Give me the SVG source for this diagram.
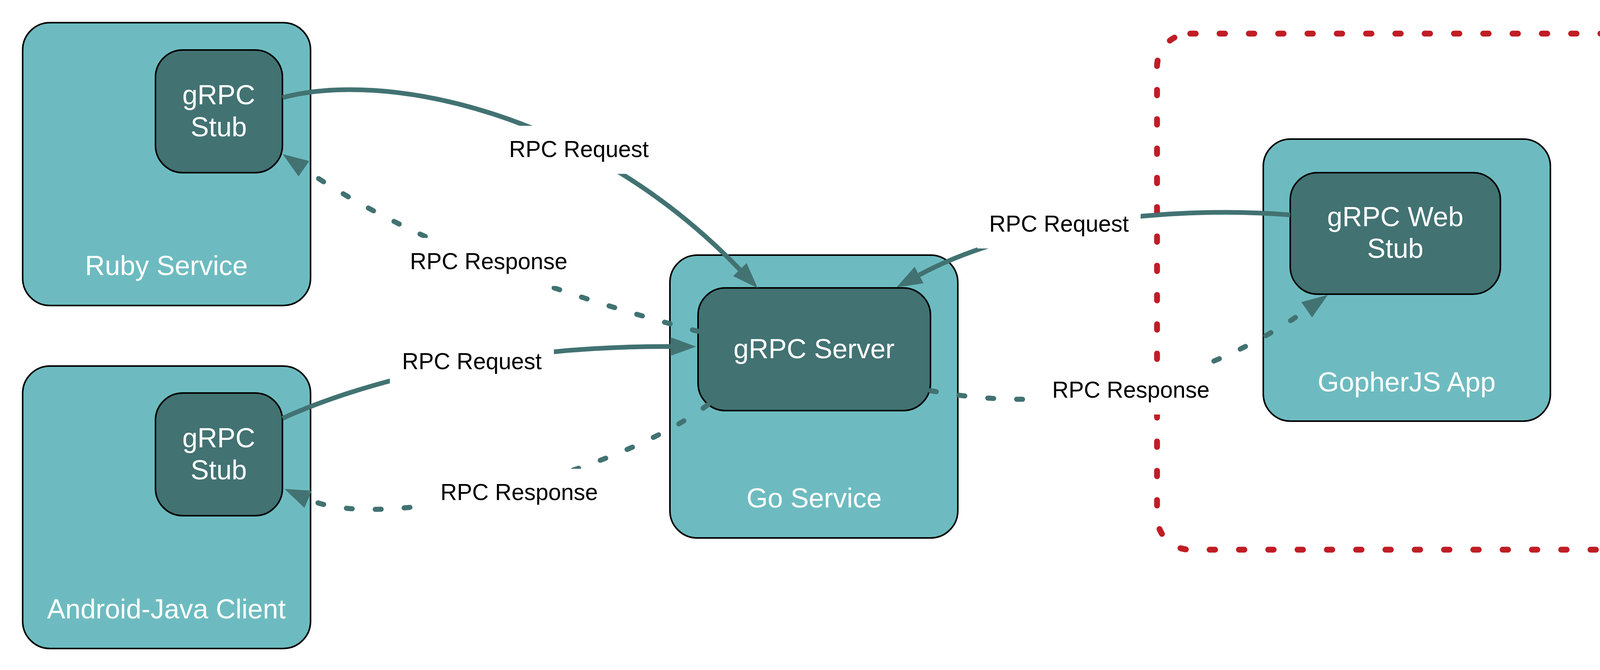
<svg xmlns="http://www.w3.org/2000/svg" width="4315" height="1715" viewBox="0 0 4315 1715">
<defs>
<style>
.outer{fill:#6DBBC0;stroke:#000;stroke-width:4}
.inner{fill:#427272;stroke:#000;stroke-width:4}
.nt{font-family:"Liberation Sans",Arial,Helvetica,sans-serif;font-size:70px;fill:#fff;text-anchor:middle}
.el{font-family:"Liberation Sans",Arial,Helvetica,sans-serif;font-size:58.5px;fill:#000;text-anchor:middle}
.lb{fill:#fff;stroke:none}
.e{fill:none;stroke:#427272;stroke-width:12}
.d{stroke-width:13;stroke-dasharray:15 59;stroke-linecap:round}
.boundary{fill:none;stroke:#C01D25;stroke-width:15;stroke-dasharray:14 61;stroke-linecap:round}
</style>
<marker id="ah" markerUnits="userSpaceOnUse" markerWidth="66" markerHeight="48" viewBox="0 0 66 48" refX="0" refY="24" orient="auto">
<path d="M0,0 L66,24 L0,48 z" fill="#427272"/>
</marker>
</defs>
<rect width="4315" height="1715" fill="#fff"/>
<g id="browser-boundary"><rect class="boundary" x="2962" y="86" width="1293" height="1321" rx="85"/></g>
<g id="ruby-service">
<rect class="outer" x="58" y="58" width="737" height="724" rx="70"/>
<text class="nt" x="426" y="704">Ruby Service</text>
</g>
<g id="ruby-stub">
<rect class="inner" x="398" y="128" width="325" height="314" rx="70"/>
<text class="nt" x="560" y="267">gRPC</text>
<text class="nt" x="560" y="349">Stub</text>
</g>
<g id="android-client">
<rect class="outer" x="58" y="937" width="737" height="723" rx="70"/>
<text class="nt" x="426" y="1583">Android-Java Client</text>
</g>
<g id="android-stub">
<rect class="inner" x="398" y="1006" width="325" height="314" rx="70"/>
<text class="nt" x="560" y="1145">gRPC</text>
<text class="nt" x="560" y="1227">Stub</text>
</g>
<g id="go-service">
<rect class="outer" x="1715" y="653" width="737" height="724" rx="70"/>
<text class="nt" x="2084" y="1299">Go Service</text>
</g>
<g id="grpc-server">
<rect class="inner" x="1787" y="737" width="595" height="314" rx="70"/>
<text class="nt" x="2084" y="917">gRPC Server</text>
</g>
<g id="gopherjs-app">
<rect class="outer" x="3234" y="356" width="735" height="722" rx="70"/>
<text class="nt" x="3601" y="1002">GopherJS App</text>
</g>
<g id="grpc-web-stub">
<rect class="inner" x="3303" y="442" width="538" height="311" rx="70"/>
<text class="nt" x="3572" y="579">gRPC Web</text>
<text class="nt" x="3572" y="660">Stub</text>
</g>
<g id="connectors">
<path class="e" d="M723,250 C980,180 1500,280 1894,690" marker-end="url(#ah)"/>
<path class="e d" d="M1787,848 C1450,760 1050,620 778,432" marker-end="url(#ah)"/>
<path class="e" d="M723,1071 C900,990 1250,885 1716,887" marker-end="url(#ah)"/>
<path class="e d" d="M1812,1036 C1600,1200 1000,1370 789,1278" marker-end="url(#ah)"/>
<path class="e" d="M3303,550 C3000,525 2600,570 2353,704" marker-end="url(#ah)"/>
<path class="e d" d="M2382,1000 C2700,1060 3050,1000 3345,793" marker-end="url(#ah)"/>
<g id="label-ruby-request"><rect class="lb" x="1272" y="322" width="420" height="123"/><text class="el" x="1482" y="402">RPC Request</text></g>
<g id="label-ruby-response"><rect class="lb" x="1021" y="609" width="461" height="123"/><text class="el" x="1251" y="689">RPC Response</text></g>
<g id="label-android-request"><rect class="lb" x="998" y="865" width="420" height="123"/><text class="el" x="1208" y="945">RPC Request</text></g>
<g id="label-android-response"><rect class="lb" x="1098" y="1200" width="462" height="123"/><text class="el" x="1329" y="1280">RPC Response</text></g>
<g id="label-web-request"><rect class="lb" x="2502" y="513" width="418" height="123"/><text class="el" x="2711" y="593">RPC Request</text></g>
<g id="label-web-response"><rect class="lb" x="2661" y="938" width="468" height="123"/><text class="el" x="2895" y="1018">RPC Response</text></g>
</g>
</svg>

•••

[AIM OF THE EXERCISE] Every line should be retyped exactly, with the pictures omitted.

[OUTPUT FOR THIS TASK]
Give me the SVG source for this diagram.
<svg xmlns="http://www.w3.org/2000/svg" width="4315" height="1715" viewBox="0 0 4315 1715">
<defs>
<style>
.outer{fill:#6DBBC0;stroke:#000;stroke-width:4}
.inner{fill:#427272;stroke:#000;stroke-width:4}
.nt{font-family:"Liberation Sans",Arial,Helvetica,sans-serif;font-size:70px;fill:#fff;text-anchor:middle}
.el{font-family:"Liberation Sans",Arial,Helvetica,sans-serif;font-size:58.5px;fill:#000;text-anchor:middle}
.lb{fill:#fff;stroke:none}
.e{fill:none;stroke:#427272;stroke-width:12}
.d{stroke-width:13;stroke-dasharray:15 59;stroke-linecap:round}
.boundary{fill:none;stroke:#C01D25;stroke-width:15;stroke-dasharray:14 61;stroke-linecap:round}
</style>
<marker id="ah" markerUnits="userSpaceOnUse" markerWidth="66" markerHeight="48" viewBox="0 0 66 48" refX="0" refY="24" orient="auto">
<path d="M0,0 L66,24 L0,48 z" fill="#427272"/>
</marker>
</defs>
<rect width="4315" height="1715" fill="#fff"/>
<g id="browser-boundary"><rect class="boundary" x="2962" y="86" width="1293" height="1321" rx="85"/></g>
<g id="ruby-service">
<rect class="outer" x="58" y="58" width="737" height="724" rx="70"/>
<text class="nt" x="426" y="704">Ruby Service</text>
</g>
<g id="ruby-stub">
<rect class="inner" x="398" y="128" width="325" height="314" rx="70"/>
<text class="nt" x="560" y="267">gRPC</text>
<text class="nt" x="560" y="349">Stub</text>
</g>
<g id="android-client">
<rect class="outer" x="58" y="937" width="737" height="723" rx="70"/>
<text class="nt" x="426" y="1583">Android-Java Client</text>
</g>
<g id="android-stub">
<rect class="inner" x="398" y="1006" width="325" height="314" rx="70"/>
<text class="nt" x="560" y="1145">gRPC</text>
<text class="nt" x="560" y="1227">Stub</text>
</g>
<g id="go-service">
<rect class="outer" x="1715" y="653" width="737" height="724" rx="70"/>
<text class="nt" x="2084" y="1299">Go Service</text>
</g>
<g id="grpc-server">
<rect class="inner" x="1787" y="737" width="595" height="314" rx="70"/>
<text class="nt" x="2084" y="917">gRPC Server</text>
</g>
<g id="gopherjs-app">
<rect class="outer" x="3234" y="356" width="735" height="722" rx="70"/>
<text class="nt" x="3601" y="1002">GopherJS App</text>
</g>
<g id="grpc-web-stub">
<rect class="inner" x="3303" y="442" width="538" height="311" rx="70"/>
<text class="nt" x="3572" y="579">gRPC Web</text>
<text class="nt" x="3572" y="660">Stub</text>
</g>
<g id="connectors">
<path class="e" d="M723,250 C980,180 1500,280 1894,690" marker-end="url(#ah)"/>
<path class="e d" d="M1787,848 C1450,760 1050,620 778,432" marker-end="url(#ah)"/>
<path class="e" d="M723,1071 C900,990 1250,885 1716,887" marker-end="url(#ah)"/>
<path class="e d" d="M1812,1036 C1600,1200 1000,1370 789,1278" marker-end="url(#ah)"/>
<path class="e" d="M3303,550 C3000,525 2600,570 2353,704" marker-end="url(#ah)"/>
<path class="e d" d="M2382,1000 C2700,1060 3050,1000 3345,793" marker-end="url(#ah)"/>
<g id="label-ruby-request"><rect class="lb" x="1272" y="322" width="420" height="123"/><text class="el" x="1482" y="402">RPC Request</text></g>
<g id="label-ruby-response"><rect class="lb" x="1021" y="609" width="461" height="123"/><text class="el" x="1251" y="689">RPC Response</text></g>
<g id="label-android-request"><rect class="lb" x="998" y="865" width="420" height="123"/><text class="el" x="1208" y="945">RPC Request</text></g>
<g id="label-android-response"><rect class="lb" x="1098" y="1200" width="462" height="123"/><text class="el" x="1329" y="1280">RPC Response</text></g>
<g id="label-web-request"><rect class="lb" x="2502" y="513" width="418" height="123"/><text class="el" x="2711" y="593">RPC Request</text></g>
<g id="label-web-response"><rect class="lb" x="2661" y="938" width="468" height="123"/><text class="el" x="2895" y="1018">RPC Response</text></g>
</g>
</svg>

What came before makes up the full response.